Following this we went for a bit of an exploration around the Shambles, which is a series of lanes, market stalls and eateries that have a more independent feel to them. What a hidden gem the shambles is, although a diamond in the rough in comparison to say The lanes’ In my beloved Brighton, the shambles has a lot to offer. There is so much going on down there its hard to keep track of but its certainly worth a look, every turn of the head presents a new cafe, pub, sweet shop or another foodie oasis in a beehive of cobbles and hungry punters. We didn’t end up eating anywhere around the shambles in the end as we were spoiled for choice and seemed to be a little overwhelmed with choice, while also being short on time trying to pack so much in to a few days. The Shambles is a place well worth a visit and there is a lot available to see, eat and drink.

Visit rating: Essential.

Wild boar pies, found at a pasty and pie shop in The Shambles.

Wild boar pies, found at a pasty and pie shop in The Shambles.

Cafe Concerto

Walking around for a while and taking in some of the culture on offer (such as the best busker I’ve ever had the pleasure of coming across playing a full on piano int he middle of the street) I developed a need for coffee and cake. As some of you may know the need for coffee and cake is an insatiable one and in my experience can lead you into two types of places. Really good ones that leave you feeling as happy and satisfied as a ‘pig in muck’ as they say, or alternatively leave you fuller but no more satisfied than if you’d eaten a bowl of dry porridge. It might fill you up but its not good for the soul.
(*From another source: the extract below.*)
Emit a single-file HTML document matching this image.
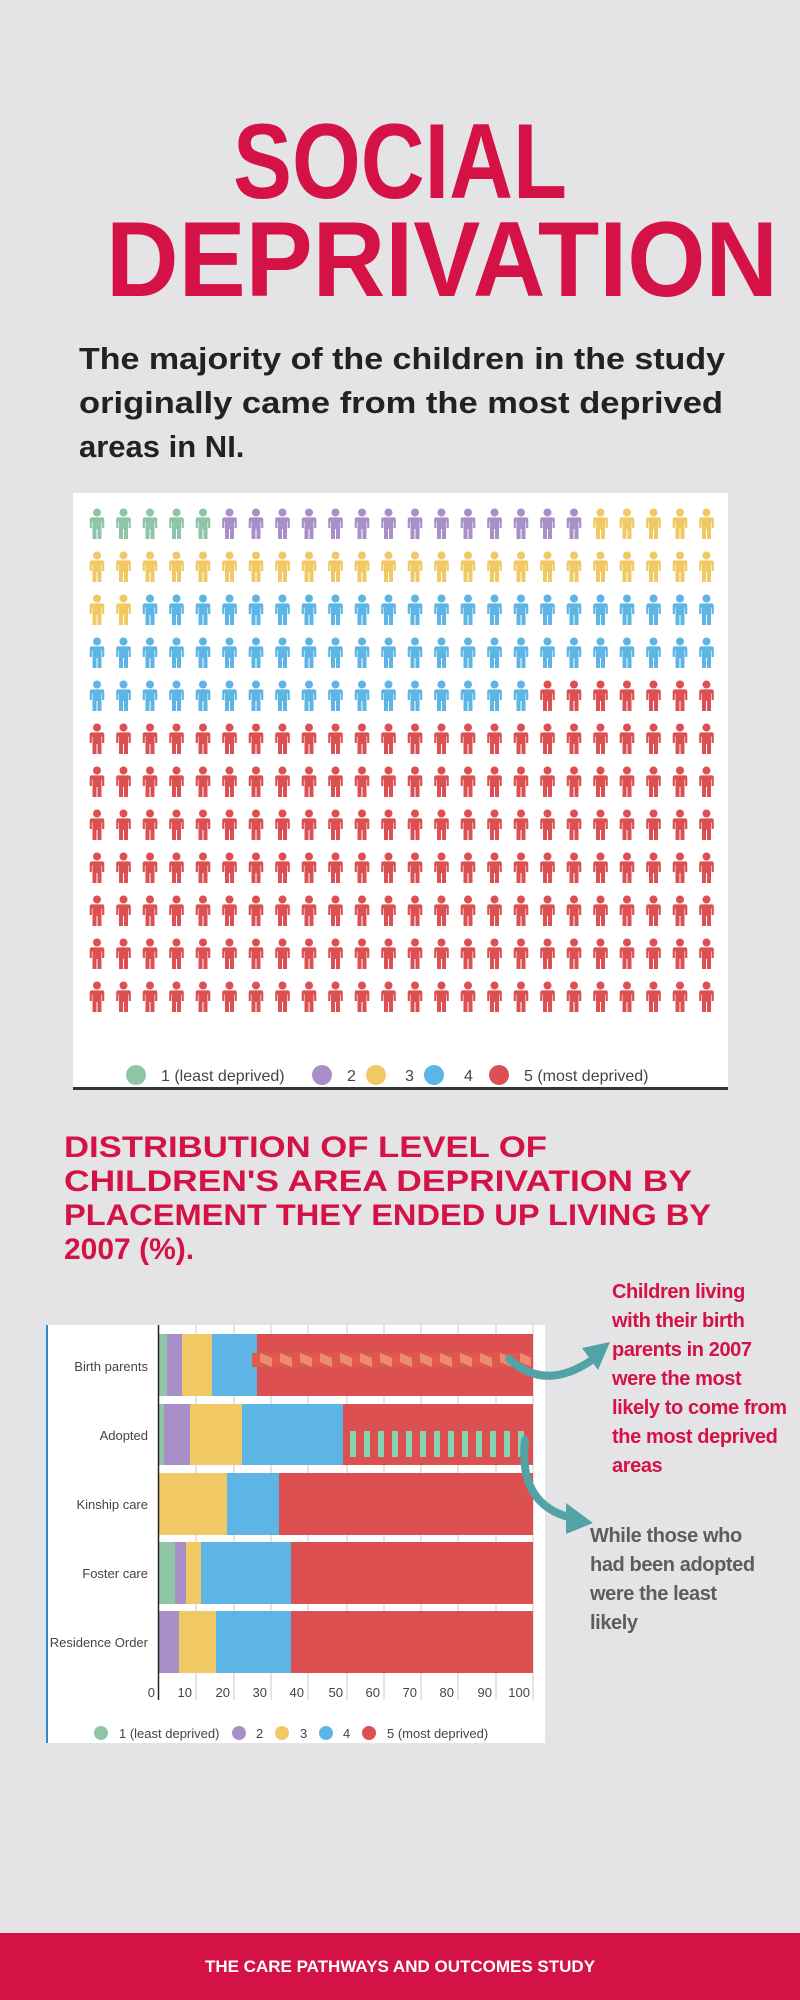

Luckily on this occasion it led us to a little place by the Minster called ‘Cafe concerto’ that comes with tag line of ‘Truly independent -The ultimate neighbourhood restaurant’. This appealed greatly as we saw there was a few attractive options on the dessert menu and tea/ coffee was available too, so we sat down and I ordered the Vanilla and chocolate cheesecake and a cup of coffee while my fiance ordered a tea and a banoffee pie. After a few minutes the desserts were dropped off at our table by a pleasant member of staff and we got stuck in.

The cheesecake was a baked new york style vanilla cheesecake with little flecks of chocolate running through it, I find cheesecakes can be a little too much towards the end but this one was enjoyable all the way through. I found it wasn’t overly dense which is usually a bit of a bug bear when it comes to cheesecakes and the biscuit base was pretty good too to be fair, even better when paired with a coffee. My partners banoffee pie however was just too sickly for me as it was just a bit too sweet, if you like a lot of cream and to take sweetness to the next level then that is the best choice for you. Just a bit too rich for my blood I think.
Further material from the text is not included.